The US healthcare system’s is a patchwork of part public, and part private systems and programs, thus making healthcare more costlier. Even those insured may still need to fork out a huge sum to cover their healthcare bills.

Making comparison with our local healthcare system, Malaysia’s adopts the universal healthcare system model. Sure, it’s costlier for the government, as it relies on taxpayers’ dollars to subsidise the bills for the people, but is able to treat all people regardless of their ability to pay. This means, the poor who otherwise can’t afford healthcare, are able to access it – and they’re usually the ones who need it the most.

Majority of us still are still uninsured

In the US, it is projected that about 30 million people (about 8-10% of the US population) are without health insurance (Source: Congressional Budget Office). And out of those numbers, some only have insurance provided by their employers. With the COVID-19 outbreak, it has led to some losing their jobs. If they do not have insurance coverage of their own, their woes are further compounded by finding themselves temporarily or permanently out of insurance, and that’s a situation a nation should always avoid.

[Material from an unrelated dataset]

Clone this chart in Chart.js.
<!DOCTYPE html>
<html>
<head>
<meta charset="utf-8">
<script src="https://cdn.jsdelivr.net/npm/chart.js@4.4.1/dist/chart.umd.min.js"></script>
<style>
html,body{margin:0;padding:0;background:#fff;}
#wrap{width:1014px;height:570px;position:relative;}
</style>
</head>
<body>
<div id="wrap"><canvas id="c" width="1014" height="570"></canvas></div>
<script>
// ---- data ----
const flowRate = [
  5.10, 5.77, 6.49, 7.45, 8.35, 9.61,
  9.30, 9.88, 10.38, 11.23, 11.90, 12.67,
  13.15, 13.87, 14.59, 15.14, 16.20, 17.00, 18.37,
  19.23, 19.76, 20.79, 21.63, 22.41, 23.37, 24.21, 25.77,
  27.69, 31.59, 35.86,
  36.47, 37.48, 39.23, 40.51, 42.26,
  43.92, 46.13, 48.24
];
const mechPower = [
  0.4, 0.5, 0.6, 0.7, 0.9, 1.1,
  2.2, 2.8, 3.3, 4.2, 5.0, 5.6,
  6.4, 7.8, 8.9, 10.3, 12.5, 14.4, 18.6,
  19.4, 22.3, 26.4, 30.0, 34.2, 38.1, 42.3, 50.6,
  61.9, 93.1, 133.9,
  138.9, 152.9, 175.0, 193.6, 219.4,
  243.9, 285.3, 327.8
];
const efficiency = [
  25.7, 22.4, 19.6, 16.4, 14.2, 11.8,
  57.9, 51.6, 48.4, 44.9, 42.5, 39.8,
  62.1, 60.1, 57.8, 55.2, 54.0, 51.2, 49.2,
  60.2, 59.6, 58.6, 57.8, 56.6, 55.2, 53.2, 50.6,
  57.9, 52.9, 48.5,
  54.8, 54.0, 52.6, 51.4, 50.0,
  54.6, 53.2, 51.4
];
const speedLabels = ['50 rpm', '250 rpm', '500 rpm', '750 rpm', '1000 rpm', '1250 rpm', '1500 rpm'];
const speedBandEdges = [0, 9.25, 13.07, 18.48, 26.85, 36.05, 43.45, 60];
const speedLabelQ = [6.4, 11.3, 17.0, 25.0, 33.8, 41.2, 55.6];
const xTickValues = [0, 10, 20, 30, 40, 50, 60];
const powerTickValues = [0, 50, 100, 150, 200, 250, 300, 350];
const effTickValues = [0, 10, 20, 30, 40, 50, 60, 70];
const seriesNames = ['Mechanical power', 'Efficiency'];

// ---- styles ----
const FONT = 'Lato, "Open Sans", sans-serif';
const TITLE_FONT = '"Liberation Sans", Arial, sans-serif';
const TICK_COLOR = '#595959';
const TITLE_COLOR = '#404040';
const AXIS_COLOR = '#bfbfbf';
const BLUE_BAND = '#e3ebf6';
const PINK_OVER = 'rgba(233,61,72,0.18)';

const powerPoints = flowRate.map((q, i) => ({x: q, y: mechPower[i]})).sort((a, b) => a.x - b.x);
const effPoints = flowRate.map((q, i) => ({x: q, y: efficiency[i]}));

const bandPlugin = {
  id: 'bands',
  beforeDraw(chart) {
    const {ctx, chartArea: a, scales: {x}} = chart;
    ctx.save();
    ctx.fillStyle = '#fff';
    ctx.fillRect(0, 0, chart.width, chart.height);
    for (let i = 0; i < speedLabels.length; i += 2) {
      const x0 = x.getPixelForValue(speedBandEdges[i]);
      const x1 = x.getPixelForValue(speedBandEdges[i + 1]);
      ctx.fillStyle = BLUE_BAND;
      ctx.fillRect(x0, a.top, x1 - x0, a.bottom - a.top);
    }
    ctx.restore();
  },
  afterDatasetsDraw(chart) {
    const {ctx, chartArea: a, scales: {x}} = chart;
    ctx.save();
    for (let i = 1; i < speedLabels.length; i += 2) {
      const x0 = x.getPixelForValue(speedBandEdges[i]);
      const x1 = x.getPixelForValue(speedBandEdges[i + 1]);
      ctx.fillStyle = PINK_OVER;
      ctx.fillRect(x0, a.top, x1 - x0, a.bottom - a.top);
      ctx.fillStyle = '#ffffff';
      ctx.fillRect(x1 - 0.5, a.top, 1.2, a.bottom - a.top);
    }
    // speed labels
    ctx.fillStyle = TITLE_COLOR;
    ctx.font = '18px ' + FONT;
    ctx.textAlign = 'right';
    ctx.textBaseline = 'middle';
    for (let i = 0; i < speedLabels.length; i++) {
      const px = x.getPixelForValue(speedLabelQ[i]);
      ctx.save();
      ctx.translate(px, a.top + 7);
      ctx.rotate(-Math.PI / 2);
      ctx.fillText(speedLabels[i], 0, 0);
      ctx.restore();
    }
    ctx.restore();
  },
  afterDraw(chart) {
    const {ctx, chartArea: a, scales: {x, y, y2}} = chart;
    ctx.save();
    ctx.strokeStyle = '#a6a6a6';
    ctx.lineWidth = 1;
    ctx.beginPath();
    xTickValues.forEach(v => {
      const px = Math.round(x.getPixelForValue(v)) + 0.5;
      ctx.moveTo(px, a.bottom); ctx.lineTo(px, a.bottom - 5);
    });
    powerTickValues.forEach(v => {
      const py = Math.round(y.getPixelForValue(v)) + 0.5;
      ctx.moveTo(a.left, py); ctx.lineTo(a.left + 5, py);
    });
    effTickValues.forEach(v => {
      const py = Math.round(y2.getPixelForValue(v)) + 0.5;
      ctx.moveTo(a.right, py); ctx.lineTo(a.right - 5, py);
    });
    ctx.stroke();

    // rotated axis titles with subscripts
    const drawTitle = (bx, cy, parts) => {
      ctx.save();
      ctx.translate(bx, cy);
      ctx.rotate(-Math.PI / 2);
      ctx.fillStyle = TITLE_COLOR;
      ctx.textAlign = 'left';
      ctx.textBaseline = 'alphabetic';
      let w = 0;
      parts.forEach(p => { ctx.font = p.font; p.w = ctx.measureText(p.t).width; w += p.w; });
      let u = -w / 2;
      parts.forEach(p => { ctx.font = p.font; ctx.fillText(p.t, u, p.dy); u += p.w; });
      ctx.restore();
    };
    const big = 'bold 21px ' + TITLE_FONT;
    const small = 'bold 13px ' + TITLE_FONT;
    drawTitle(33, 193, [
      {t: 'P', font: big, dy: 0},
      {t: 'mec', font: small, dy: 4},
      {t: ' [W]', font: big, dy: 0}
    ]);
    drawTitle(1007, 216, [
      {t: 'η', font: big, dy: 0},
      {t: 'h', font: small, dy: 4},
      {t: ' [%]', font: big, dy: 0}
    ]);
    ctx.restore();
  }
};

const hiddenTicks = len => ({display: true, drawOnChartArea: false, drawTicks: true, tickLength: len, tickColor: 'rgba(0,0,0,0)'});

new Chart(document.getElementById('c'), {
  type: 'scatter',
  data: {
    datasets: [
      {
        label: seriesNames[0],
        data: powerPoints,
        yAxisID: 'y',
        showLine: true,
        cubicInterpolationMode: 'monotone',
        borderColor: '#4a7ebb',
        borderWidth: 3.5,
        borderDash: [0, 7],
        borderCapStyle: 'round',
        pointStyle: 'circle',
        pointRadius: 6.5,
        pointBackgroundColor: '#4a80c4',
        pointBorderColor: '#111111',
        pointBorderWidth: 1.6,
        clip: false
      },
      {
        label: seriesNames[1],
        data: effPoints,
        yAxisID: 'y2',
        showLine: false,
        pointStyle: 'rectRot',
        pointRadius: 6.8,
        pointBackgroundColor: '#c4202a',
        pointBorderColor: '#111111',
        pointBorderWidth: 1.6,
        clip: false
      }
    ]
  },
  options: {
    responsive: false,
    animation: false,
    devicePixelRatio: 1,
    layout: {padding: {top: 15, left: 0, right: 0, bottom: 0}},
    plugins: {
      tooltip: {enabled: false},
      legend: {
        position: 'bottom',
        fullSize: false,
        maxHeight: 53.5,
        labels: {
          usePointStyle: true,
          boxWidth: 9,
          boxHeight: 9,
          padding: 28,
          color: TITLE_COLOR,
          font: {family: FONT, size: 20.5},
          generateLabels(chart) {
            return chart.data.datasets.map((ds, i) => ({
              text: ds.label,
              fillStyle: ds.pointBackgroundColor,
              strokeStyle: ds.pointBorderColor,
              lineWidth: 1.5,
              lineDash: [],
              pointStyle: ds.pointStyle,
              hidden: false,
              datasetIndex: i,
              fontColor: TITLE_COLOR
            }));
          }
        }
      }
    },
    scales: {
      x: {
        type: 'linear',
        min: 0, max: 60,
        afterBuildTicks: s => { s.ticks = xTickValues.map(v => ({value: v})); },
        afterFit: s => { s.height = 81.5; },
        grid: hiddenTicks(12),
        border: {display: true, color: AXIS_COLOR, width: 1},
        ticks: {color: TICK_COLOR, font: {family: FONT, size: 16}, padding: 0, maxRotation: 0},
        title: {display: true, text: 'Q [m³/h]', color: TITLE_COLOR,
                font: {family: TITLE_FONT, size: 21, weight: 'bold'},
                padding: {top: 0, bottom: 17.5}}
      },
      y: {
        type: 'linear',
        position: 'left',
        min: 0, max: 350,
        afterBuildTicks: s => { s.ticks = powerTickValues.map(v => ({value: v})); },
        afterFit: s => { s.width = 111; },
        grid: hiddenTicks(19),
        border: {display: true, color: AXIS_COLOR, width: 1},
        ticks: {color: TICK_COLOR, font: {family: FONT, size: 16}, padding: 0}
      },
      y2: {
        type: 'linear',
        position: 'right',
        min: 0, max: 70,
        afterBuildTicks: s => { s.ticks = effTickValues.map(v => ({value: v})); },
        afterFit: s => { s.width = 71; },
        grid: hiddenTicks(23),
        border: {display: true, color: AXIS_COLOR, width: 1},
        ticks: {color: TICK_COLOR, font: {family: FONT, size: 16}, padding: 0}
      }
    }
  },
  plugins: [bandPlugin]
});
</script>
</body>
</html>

But Malaysia is worse off than the US, with only 22% of Malaysians are covered by personal health insurance according to the National Health and Morbidity Survey (NHMS) 2019. That’s a shockingly low number!

Taken from Institute for Public Health 2020. National Health and Morbidity Survey (NHMS) 2019: Non-communicable diseases, healthcare demand, and health literacy—Key Findings

Everyone needs to be covered by insurance in case something unfortunate happens. Medical bills are often costly, and can wipe out your entire savings with just one bill.

(I realised I have a lot to rant on insurance and it’s products and policies – hence I’ve decided to move my thoughts on insurance to a separate post instead. Stay tuned for my next opinion piece – “Is a disruption in insurance in order?)

So what have you learnt from COVID-19 so far on healthcare?